One of the ARMv9 features Neoverse V2 supports is a cybersecurity mechanism called the Memory Tagging Extension. According to Arm, it spits the memory attached to a chip into 16-bit segments and adds four additional bits to each segment that act as a kind of lock. Only applications with permission to access a memory segment can get past the lock, which reduces the risk of hacking.

Neoverse also supports ARMv9’s PDP, or performance-defined power, feature. This capability makes it possible to increase a CPU’s power efficiency by reducing its maximum performance.

Custom cloud chips 

In Google Cloud’s data centers, Axion processors will be deployed alongside an infrastructure optimization system called Titanium. It offloads some tasks from Axion processors to leave more of their compute capacity available for customer workloads. According to the search giant, Titanium comprises three sets of internally developed chips.

The system uses a microcontroller, or simple processor, called Titan as a root of trust for Axion. A root of trust is a hardware module that prevents hackers from introducing malicious code into a server when it boots. According to Google Cloud, Titan also helps secure network traffic in its data centers.
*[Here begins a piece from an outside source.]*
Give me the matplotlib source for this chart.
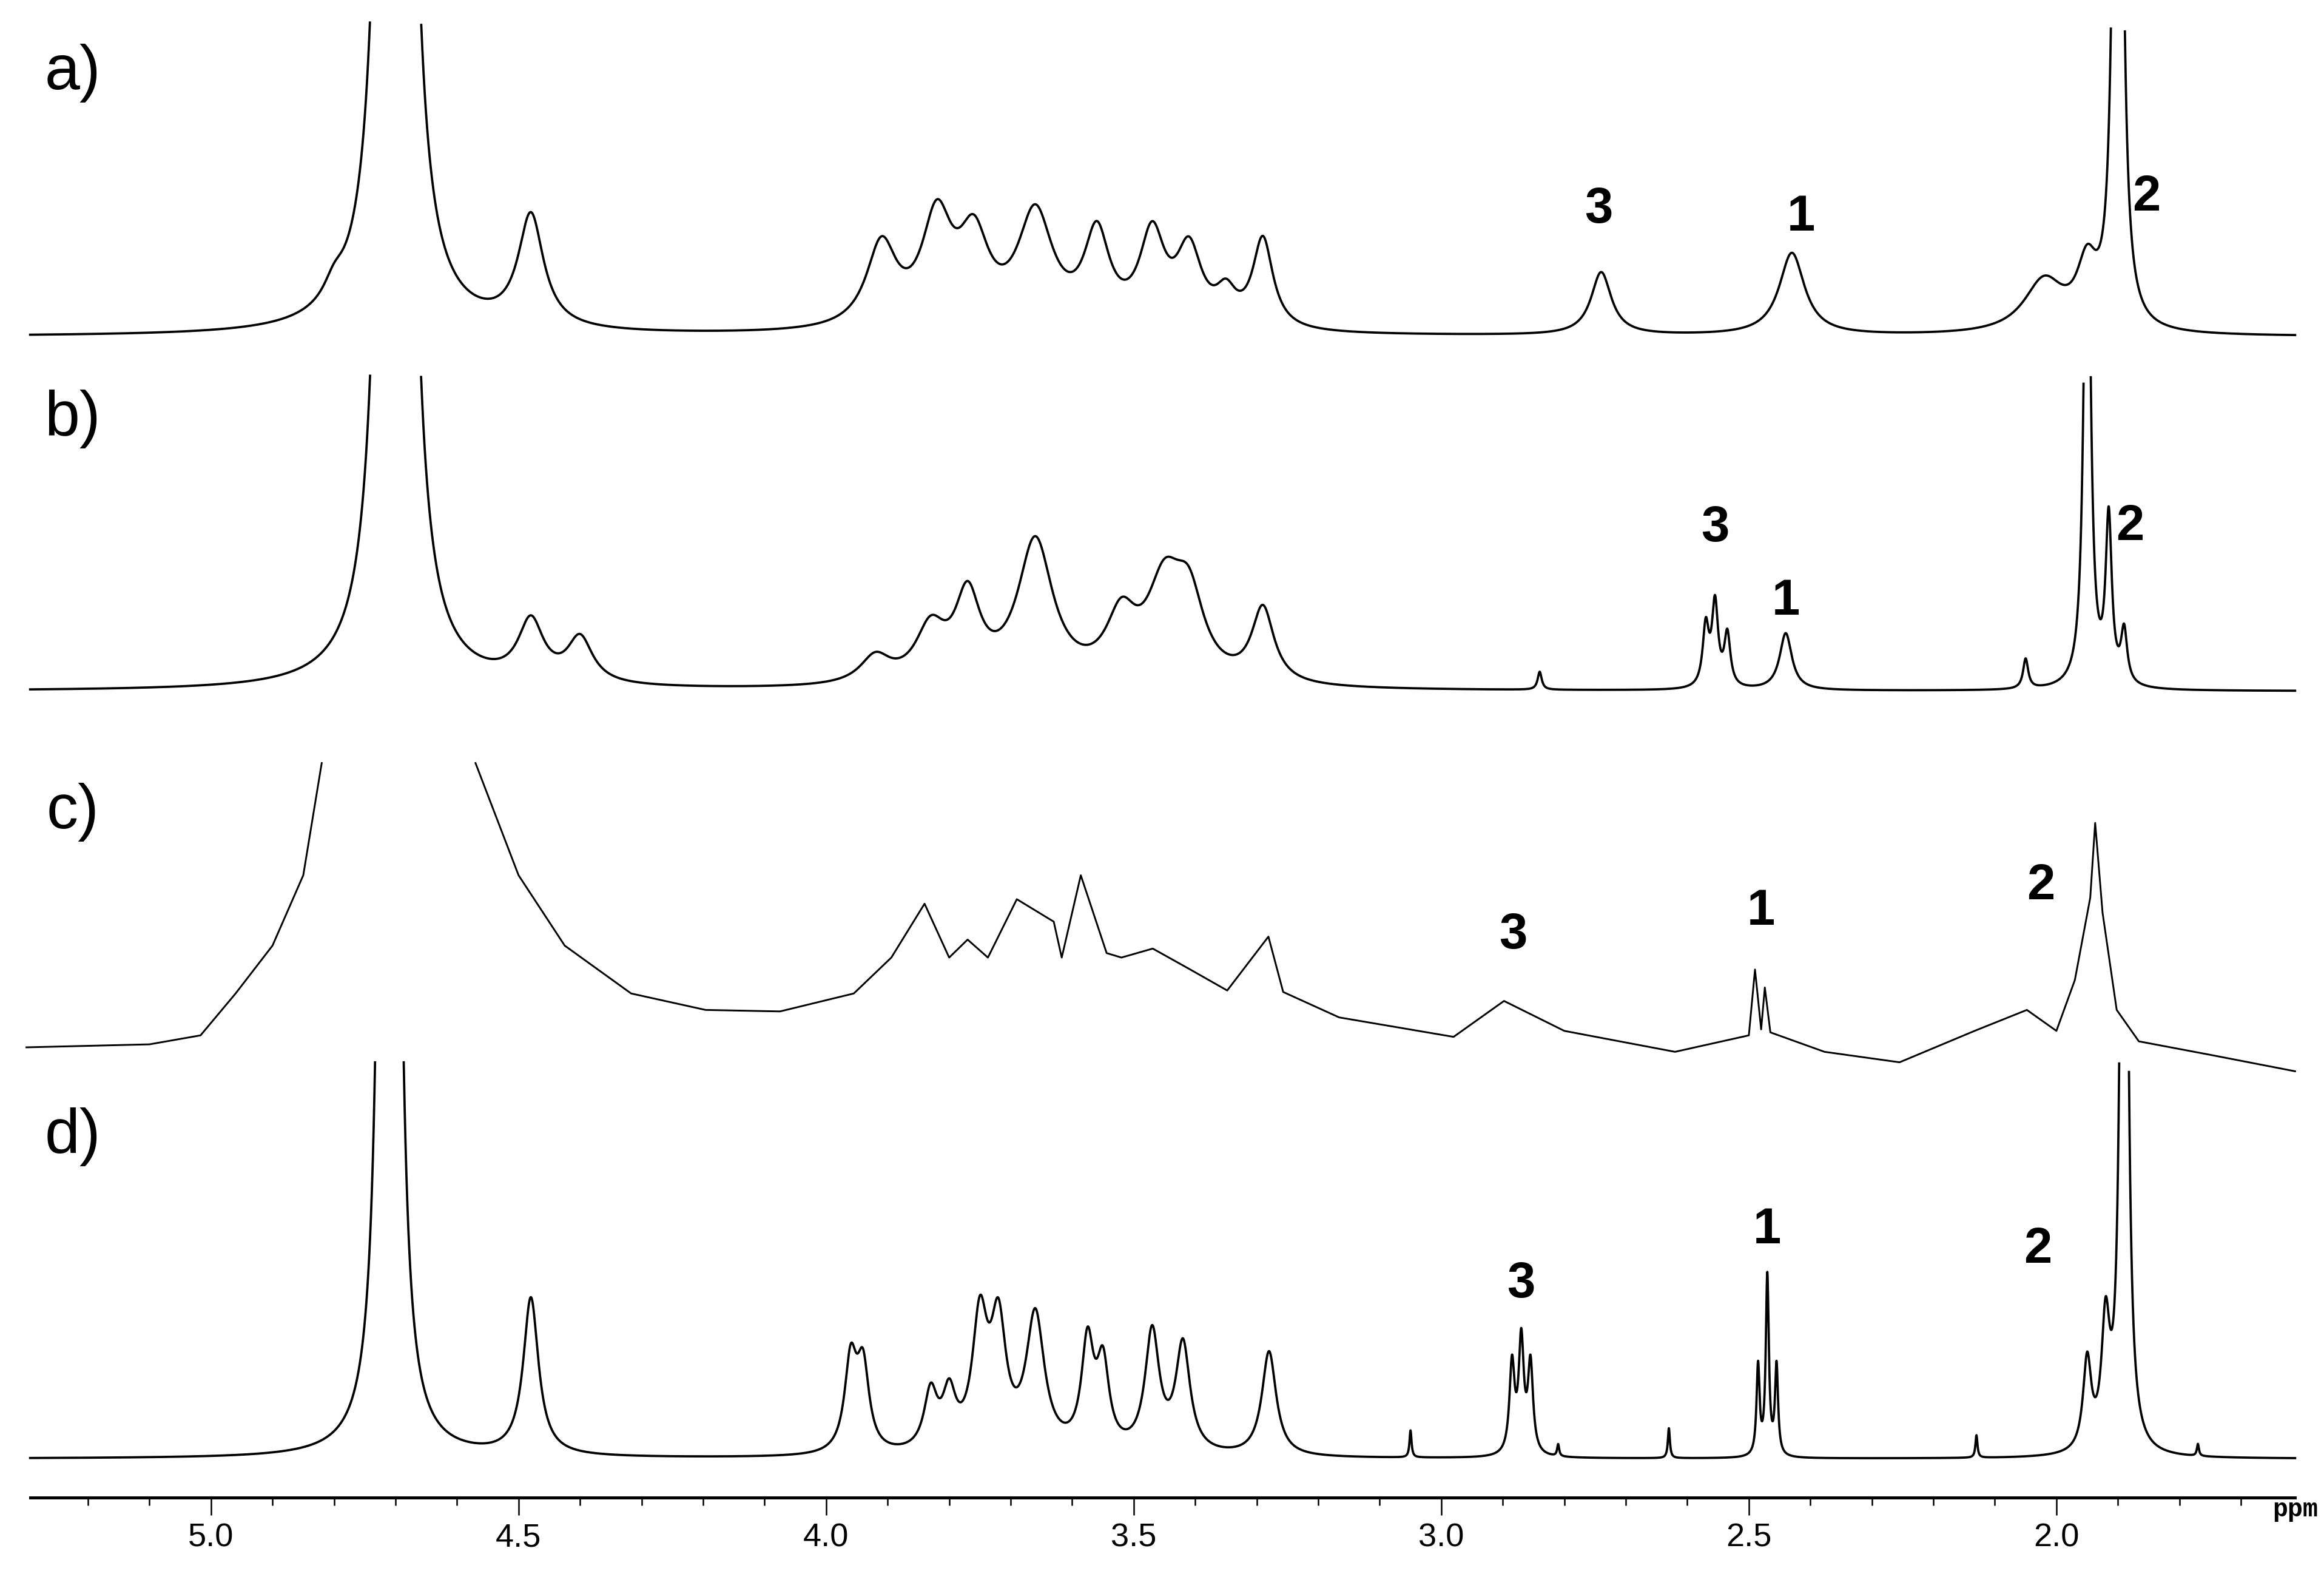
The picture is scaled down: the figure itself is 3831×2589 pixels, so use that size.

Axion relegates some of the computations involved in processing users’ network traffic to another custom chip, dubbed TOP, that is also part of the Titanium system. Meanwhile, a third custom processor called the Titanium adaptor helps run the virtualization software that powers Google Cloud instances. Hyperdisk, Google Cloud’s block storage service, also takes on some of the computing tasks that would otherwise be performed by Axion to further boost performance. 

“Axion processors deliver giant leaps in performance for general-purpose workloads like web and app servers, containerized microservices, open-source databases, in-memory caches, data analytics engines, media processing, CPU-based AI training and inferencing, and more,” Vahdat detailed. 

Google Cloud says instances powered by Axion can provide 30% better performance than the fastest general-purpose Arm-based instances offered by rivals. Additionally, the search giant is promising up to 50% higher processing speeds and 60% better power efficiency than instances based on Intel Corp. silicon. Google Cloud  plans to make Axion available to customers later this year.

The search giant will also use the chip to power several of its internal workloads. Google has started retooling its data centers to run certain Google Cloud services, YouTube’s advertising system and the Google Earth Engine satellite image analysis platform on Arm-based hardware. It plans to deploy some of those workloads on Axion-powered servers in the near future.